St. Andrew Nativity School students hold signs during a demonstration June 21 calling for racial equality and human dignity. (Courtesy St. Andrew Nativity School)
St. Andrew Nativity School students hold signs during a demonstration June 21 calling for racial equality and human dignity. (Courtesy St. Andrew Nativity School)
While many adults are uneasy with the unrest in the city and nation, one group of Portland youths came forward to say they feel the pain of generations of systematic racism, violence and hate.

Students from St. Andrew Nativity School in Northeast Portland — a tuition-free Catholic, Jesuit middle school for low-income families — organized a peaceful protest June 21 in memory of the many Black fathers who have been victims of police violence and unfair incarceration.

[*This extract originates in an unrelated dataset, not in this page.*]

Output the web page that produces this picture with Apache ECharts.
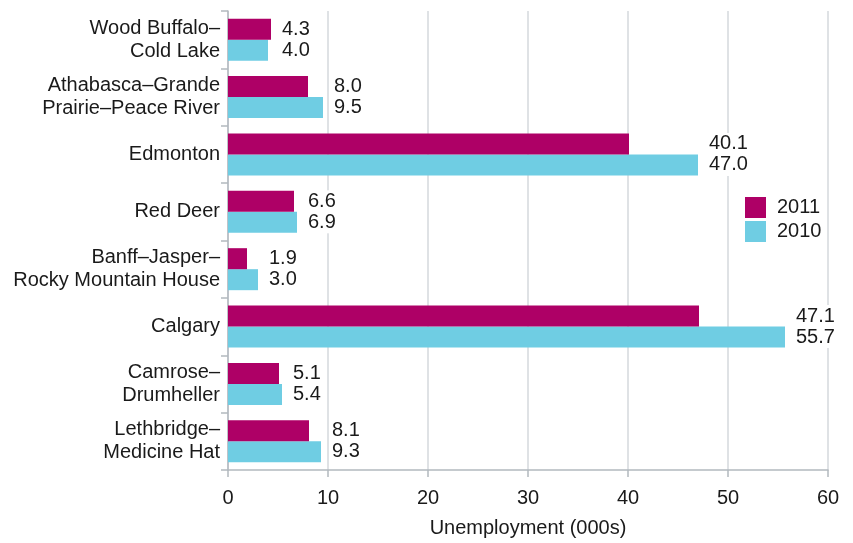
<!DOCTYPE html>
<html>
<head>
<meta charset="utf-8">
<script src="https://cdn.jsdelivr.net/npm/echarts@6/dist/echarts.min.js"></script>
<style>
html,body{margin:0;padding:0;background:#fff;}
#chart{width:853px;height:543px;}
</style>
</head>
<body>
<div id="chart"></div>
<script>
var categories = [
  "Wood Buffalo–\nCold Lake",
  "Athabasca–Grande\nPrairie–Peace River",
  "Edmonton",
  "Red Deer",
  "Banff–Jasper–\nRocky Mountain House",
  "Calgary",
  "Camrose–\nDrumheller",
  "Lethbridge–\nMedicine Hat"
];
var values2011 = [4.3, 8.0, 40.1, 6.6, 1.9, 47.1, 5.1, 8.1];
var values2010 = [4.0, 9.5, 47.0, 6.9, 3.0, 55.7, 5.4, 9.3];
var seriesNames = ["2011", "2010"];
var xTicks = [0, 10, 20, 30, 40, 50, 60];

var FONT = "'Liberation Sans', Helvetica, Arial, sans-serif";
var C2011 = "#AE0066";
var C2010 = "#6FCDE3";
var AXIS = "#b3b9bf";
var GRID = "#d5d9dd";

var chart = echarts.init(document.getElementById('chart'), null, {renderer: 'canvas'});

function labelCfg() {
  return {
    show: true,
    position: 'right',
    distance: 5,
    formatter: function (p) { return p.value.toFixed(1); },
    fontFamily: FONT,
    fontSize: 20,
    color: '#1a1a1a',
    backgroundColor: '#fff',
    padding: [1, 1]
  };
}

var option = {
  animation: false,
  backgroundColor: '#fff',
  textStyle: {fontFamily: FONT},
  grid: {left: 228, right: 25, top: 11, bottom: 73, containLabel: false},
  legend: {
    data: seriesNames,
    orient: 'vertical',
    left: 740,
    top: 192,
    itemWidth: 21,
    itemHeight: 21,
    itemGap: 3,
    icon: 'rect',
    textStyle: {fontFamily: FONT, fontSize: 20, color: '#1a1a1a', padding: [0, 0, 0, 6]}
  },
  xAxis: {
    type: 'value',
    min: xTicks[0],
    max: xTicks[xTicks.length - 1],
    interval: xTicks[1] - xTicks[0],
    name: 'Unemployment (000s)',
    nameLocation: 'middle',
    nameGap: 48,
    nameTextStyle: {fontFamily: FONT, fontSize: 20, color: '#1a1a1a'},
    axisLine: {show: true, lineStyle: {color: AXIS, width: 1.5}},
    axisTick: {show: true, length: 7, lineStyle: {color: AXIS, width: 1.5}},
    axisLabel: {fontFamily: FONT, fontSize: 20, color: '#1a1a1a', margin: 18},
    splitLine: {show: true, lineStyle: {color: GRID, width: 1.5}}
  },
  yAxis: {
    type: 'category',
    data: categories,
    inverse: true,
    axisLine: {show: true, lineStyle: {color: AXIS, width: 1.5}},
    axisTick: {show: true, length: 7, interval: 0, lineStyle: {color: AXIS, width: 1.5}},
    axisLabel: {fontFamily: FONT, fontSize: 20, color: '#1a1a1a', margin: 8, lineHeight: 23, align: 'right', interval: 0},
    splitLine: {show: false}
  },
  series: [
    {
      name: seriesNames[0], type: 'bar', data: values2011,
      itemStyle: {color: C2011},
      barWidth: 21, barGap: '0%', barCategoryGap: '27%',
      label: labelCfg(), z: 3
    },
    {
      name: seriesNames[1], type: 'bar', data: values2010,
      itemStyle: {color: C2010},
      barWidth: 21, barGap: '0%', barCategoryGap: '27%',
      label: labelCfg(), z: 2
    }
  ]
};
chart.setOption(option);

// place both labels of a pair just right of the longer bar
var ppu = chart.convertToPixel({xAxisIndex: 0}, 1) - chart.convertToPixel({xAxisIndex: 0}, 0);
var GAP = 5;
function itemsWithOffsets(vals, other) {
  return vals.map(function (v, i) {
    var m = Math.max(v, other[i]);
    return {value: v, label: {offset: [(m - v) * ppu + GAP, 0]}};
  });
}
chart.setOption({
  series: [
    {data: itemsWithOffsets(values2011, values2010)},
    {data: itemsWithOffsets(values2010, values2011)}
  ]
});
</script>
</body>
</html>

“Students were inspired by peaceful protests around the country and wanted to use their voices and power to join the Black Lives Matter movement,” said Jane Casey, a language arts teacher at Nativity.

The students spent weeks planning the protest, hosting several planning meetings, coming up with ways to advertise the event, including creating a flier, and ensuring everyone was safe and wearing a mask.

The march included students, families, faculty, volunteers and community members. The group of about 150 met at the school off of Alberta and Northeast Ninth Avenue on the afternoon of Father’s Day and marched to the local police precinct. There, protesters took a knee in honor of George Floyd, a Black man killed by police in Minnesota May 25, while two students spoke.

A recent graduate who helped organize the protest led marchers in chanting George Floyd’s name. When interviewed afterward, a current eighth grader said, “We just want to be heard. People should not be killed or targeted… no matter the color of your skin, no matter what you look like, and no matter what your gender is.”